Although the book purports to explain how new technologies influence human behaviour it doesn’t really offer a convincing argument. I have often quoted the phrase attributed to McLuhan – we shape our tools and thereafter our tools shape us – and I was hoping for a rational expansion of that theory. It was not to be. Instead it was a collection of horror stories about how people and technology have had problems. And so we get stories of kids with technology, the problems of cyberbullying, the issues of on-line relationships, the misnamed Deep Web when she really means the Dark Web – all the familiar tales attributing all sorts of bizarre behaviours to technology – which is correct – and suggesting that this could become the norm.
What Dr Aiken fails to see is that by the time we recognise the problems with the technology it is too late. I assume that Dr Aiken is a Digital Immigrant, and she certainly espouses the cause that our established values are slipping away in the face of an unrelenting onslaught of cyber-bad stuff. But as I say, the changes have already taken place. By the end of the book she makes her position clear (although she misquotes the comments Robert Bolt attributed to Thomas More in A Man for All Seasons which the historical More would never have said). She is pro-social order in cyberspace, even if that means governance or regulation and she makes no apology for that.

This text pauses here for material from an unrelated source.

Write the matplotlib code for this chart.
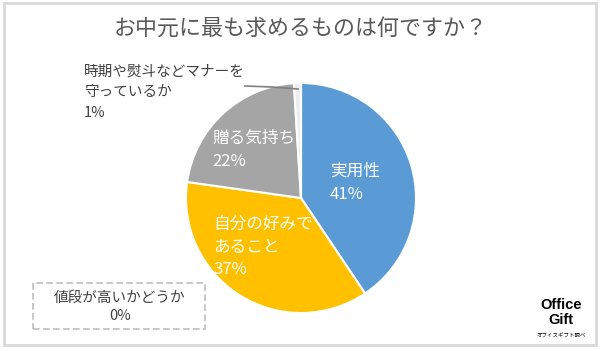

Dr Aiken is free to hold her position and to advocate it and she argues her case well in her book. But it is all a bit unrelenting, all a bit tiresome these tales of Internet woe. It is clear that if Dr Aiken had her way the very qualities that distinguish the Digital Paradigm from what has gone before, including continuous disruptive and transformative change and permissionless innovation, will be hobbled and restricted in a Nanny Net.